The client will check the waddir commandline parameter and the DOOMWADPATH environment variable for WAD paths (both can contain multiple, semicolon delimetered paths, e.g. "c:\wads;c:\odamex"). The client will automatically find and load the appropriate wad when connecting to the server.
If you do not have the required PWAD(s) that a server is running, you do not have to worry most of the time, as GETWAD will automatically search for the needed PWAD(s) once you decide to connect to the server. Some PWADs will not be found if they have either not been uploaded anywhere at all or have not been specifically uploaded to the addresses that GETWAD searches.
If you are playing under Linux, it will search your $(HOME) directory (usually /home/*usernamehere*) for IWADs and PWADs. Please note that in Linux, filenames are case sensitive meaning that files called "DOOM2.WAD" and "doom2.wad" are two seperate files. For best results it is recommended to keep all wad files lowercased.
To customize and adjust your game controls to your own preference, then have Odamex up and running and select options on the main menu and then select customize controls. There, you'll see a list of different actions with their corresponding and currently set controls. To change a control for an action, just navigate up and down with the arrow keys and press enter once you reach the action for which you'd like to change the control. Then hit what key you would like to replace the current chosen control. To clear it, hit the backspace key.
There are many options besides game controls that are available for configuration. There are the display options, which can be found after having selected options in the main menu. These options pertain to rendering. There is also the option of adjusting one's video modes that can be located after selecting options on the main menu. One can adjust his or her resolution to suit his or her desires. Also, there is a mouse setup option, where you can precisely tune your mouse sensitivity.

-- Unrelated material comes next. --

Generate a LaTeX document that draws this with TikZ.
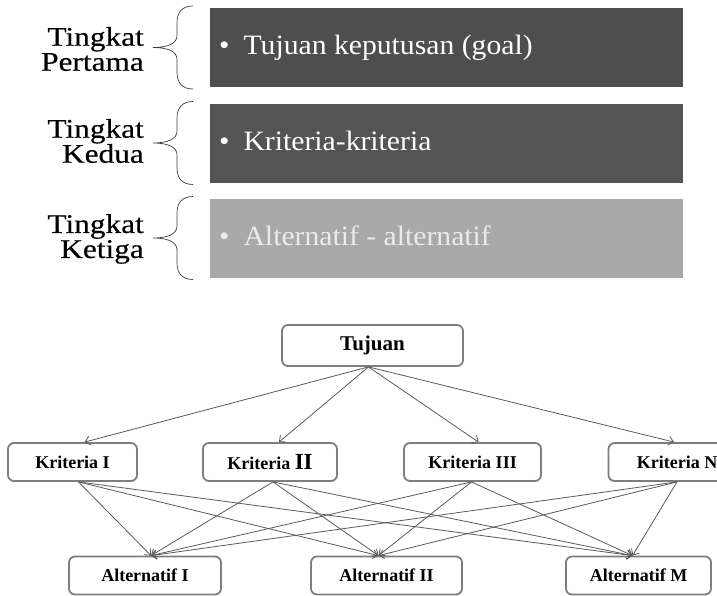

Odamex supports a fair share of the essential game types offered by the FPS genre:
Free For All
Free For All, otherwise known simply as deathmatch (DM) or referred to by its acronym as FFA, is a game mode where the objective is to attain the highest amount of frags and reach the set fraglimit, while facing one or more players. It is the most basic and played game mode.
Head to Head
If you'd like to be given a break and shift your focus from fighting a plethora of players at once onto battling a single individual, then Head to Head would be the perfect choice. Head to Head, commonly referred to as 1-on-1 or duelling, is a variant of deathmatch where the amount of players playing simultaneously is limited to only two, hence the name "Head to Head". The objective is the same -- to rack up the highest quantity of kills, yet only against one adversary. This game mode particularly allows for high competition among individuals and many tournaments center on this game mode.

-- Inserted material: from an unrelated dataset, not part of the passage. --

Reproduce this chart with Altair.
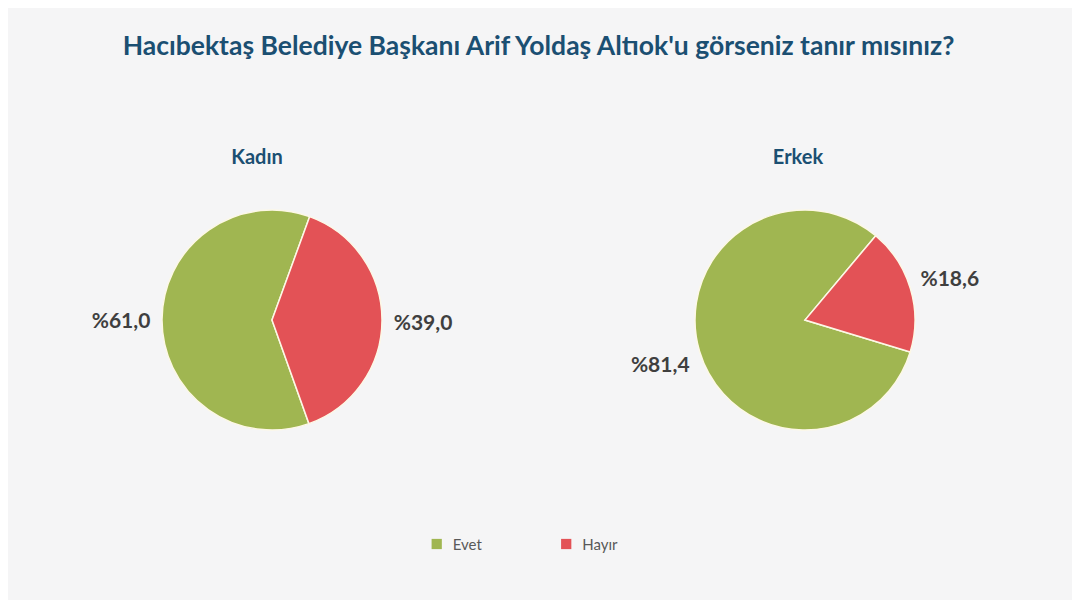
import math
import altair as alt
import pandas as pd

groups = ["Kadın", "Erkek"]
answers = ["Evet", "Hayır"]
kadin_values = [61.0, 39.0]
erkek_values = [81.4, 18.6]
answer_colors = ["#a0b651", "#e35256"]
start_angles_deg = [20.0, 40.0]  # where the first (Hayır) slice begins

title_text = "Hacıbektaş Belediye Başkanı Arif Yoldaş Altıok'u görseniz tanır mısınız?"
FONT = "Lato"
color_scale = alt.Scale(domain=answers, range=answer_colors)


def make_df(values):
    return pd.DataFrame({
        "cevap": answers,
        "deger": values,
        "sira": [1, 0],
        "etiket": ["%" + f"{v:.1f}".replace(".", ",") for v in values],
    })


def pie(name, values, start_deg, title_dx):
    df = make_df(values)
    s = math.radians(start_deg)
    theta = alt.Theta("deger:Q", stack=True,
                      scale=alt.Scale(range=[s, s + 2 * math.pi]))
    base = alt.Chart(df).encode(theta=theta, order=alt.Order("sira:Q"))
    arcs = base.mark_arc(outerRadius=110, stroke="#fdf8e6",
                         strokeWidth=1.5).encode(
        color=alt.Color("cevap:N", scale=color_scale, legend=None))
    labels = base.mark_text(radius=151, font=FONT, fontSize=21,
                            fontWeight="bold", color="#3f3f3f", dy=3).encode(
        text="etiket:N")
    return alt.layer(arcs, labels).properties(
        width=528, height=260,
        title=alt.TitleParams(name, font=FONT, fontSize=20, fontWeight="bold",
                              color="#1b4f72", offset=22, anchor="middle",
                              dx=title_dx))


# legend drawn as a small chart (row of square swatches + labels)
legend_df = pd.DataFrame({"cevap": answers})
lx = alt.X("cevap:N", axis=None,
           scale=alt.Scale(type="point", domain=answers, padding=1,
                           align=0.357))
legend_base = alt.Chart(legend_df).encode(x=lx)
legend_sq = legend_base.mark_square(size=105, opacity=1).encode(
    color=alt.Color("cevap:N", scale=color_scale, legend=None))
legend_tx = legend_base.mark_text(align="left", dx=16, dy=1, font=FONT,
                                  fontSize=15, color="#595959").encode(
    text="cevap:N")
legend_chart = alt.layer(legend_sq, legend_tx).properties(width=388.5,
                                                          height=20)

pies = alt.hconcat(
    pie(groups[0], kadin_values, start_angles_deg[0], -15),
    pie(groups[1], erkek_values, start_angles_deg[1], -7),
    spacing=5,
)

chart = alt.vconcat(pies, legend_chart, spacing=84, center=True).properties(
    title=alt.TitleParams(title_text, font=FONT, fontSize=26.5,
                          fontWeight="bold", color="#1b4f72",
                          anchor="middle", offset=88),
    padding={"left": 0, "right": 3, "top": 25, "bottom": 46},
    background="#f5f5f6",
).configure_view(stroke=None)

chart.save("out.html", embed_options={"renderer": "svg", "actions": False})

This is the ideal game mode if you would like to still fight a horde of players yet have some allies back you up. Team Deathmatch is a team-based variant of deathmatch where players are divided into teams determined by color; traditionally blue and red teams. The goal is overall the same, yet a whole team must achieve a higher amount of kills than another team.
Capture the Flag
A highly popular and addictive game mode, Capture the Flag, or CTF, draws attention to strategic and team-based gameplay. Capture the Flag, like Team Deathmatch, is a team-based game mode, where two teams, distinguished by the colors red and blue, fight each other. However, the objective is not to rack up the highest amount of frags. Each team has a base with a flag in it that is of the same color as the team to which it belongs (e.g. the red flag belongs to the red team). One team has to capture the flag of the other team while it is still in possession of its own flag (e.g. the blue team has to capture the red team's flag while it still has its own flag and vice versa). Then, the team has to bring the flag to its base to where its own flag is to score a point (the blue team takes the red flag and brings it back to its own base to where its own flag is situated, so it can score). If the team's flag had already been taken, then it cannot score until its flag had been returned (if the red team had already taken the blue flag while the blue team has the red flag, then the blue team cannot score unless its flag is returned and vice versa). To return one's team's flag, the person who is holding the flag has to be killed.
Specifically designed for this game mode, there is an official Odamex map-pack that is titled "odactf1.wad".
If going against other players isn't your style, then you can always battle against the monsters with other players on single-player maps. In cooperative games, players work together to complete the level and any existing subsequent ones. When a player dies, he or she starts back at the beginning of the map without any keys, items, or weapons that he or she may have acquired on that same level, unless the server has such settings that allow for players to keep their keys, items, and weapons upon respawning.